A 1.30 kg , horizontal, uniform tray is attached to a vertical ideal spring of force...

A 1.30 kg , horizontal, uniform tray is attached to a vertical ideal spring of force constant 200 N/mand a 275 g metal ball is in the tray. The spring is below the tray, so it can oscillate up-and-down. The tray is then pushed down 13.3 cm below its equilibrium point (call this point A) and released from rest.

A) How high above point A will the tray be when the metal ball leaves the tray? (Hint: This does not occur when the ball and tray reach their maximum speeds.) B)How much time elapses between releasing the system at point A and the ball leaving the tray? c)How fast is the ball moving just as it leaves the tray?

Solutions

Expert Solution

a) The ball and the tray part ways when the velocity of the ball exceeds the velocity of the tray.

As long as the spring is pushing up on the tray, the acceleration experienced by the ball and the tray are the same.

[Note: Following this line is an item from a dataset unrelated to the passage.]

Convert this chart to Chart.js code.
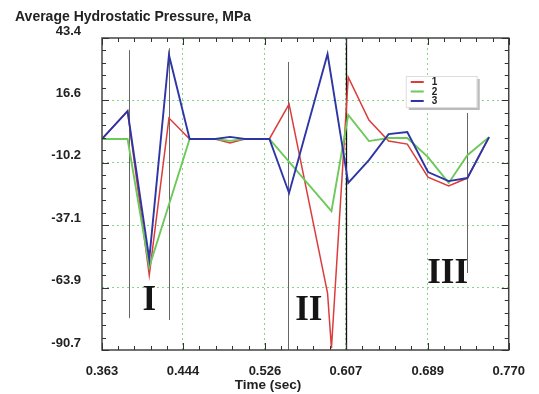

Therefore their velocities are the same.

However, when the spring starts pulling on the tray instead of pushing, the tray experiences an additional deceleration that the ball does not.

Therefore the two part company when the spring reaches its uncompressed length and the spring starts pulling on the tray.

This is not the equilibrium point because at the equilibrium point the spring is providing just enough force to balance the weight of the tray and the ball.

Given this weight and the spring constant, you can compute the deflection of the spring at the equilibrium point

b) the easiest approach is to take advantage of the equation for simple harmonic motion:
the equation is d(t) = X cos (wt + p), where:

d(t) is the displacement at time t

X is the magnitude of oscillation about the equilibrium point (in this case 13.3 cm)

w is the angular frequency, for a mass on a spring this is
sqrt(k/M) where k is the spring constant and M is the mass

p is the phase, which depends on the initial conditions.

In this case, you know d(t) from part a), so you can find t.

c) you can differentiate the equation in part b) to get the velocity, or you can use energy considerations.

Total energy is constant and equals the sum of kinetic, potential, and spring energy.

The spring is at its full length at the time of release so the spring energy is 0 at that point. You know it height above A so you can compute its potential energy, so if you know the total energy, you can compute the kinetic energy and then the velocity.

At the point where the tray is released from rest, the kinetic energy is 0; you know the distance to A so you can compute the potential energy; and you know the spring constant and the amount the spring has compressed so you know the spring energy. The sum of the three is the total energy.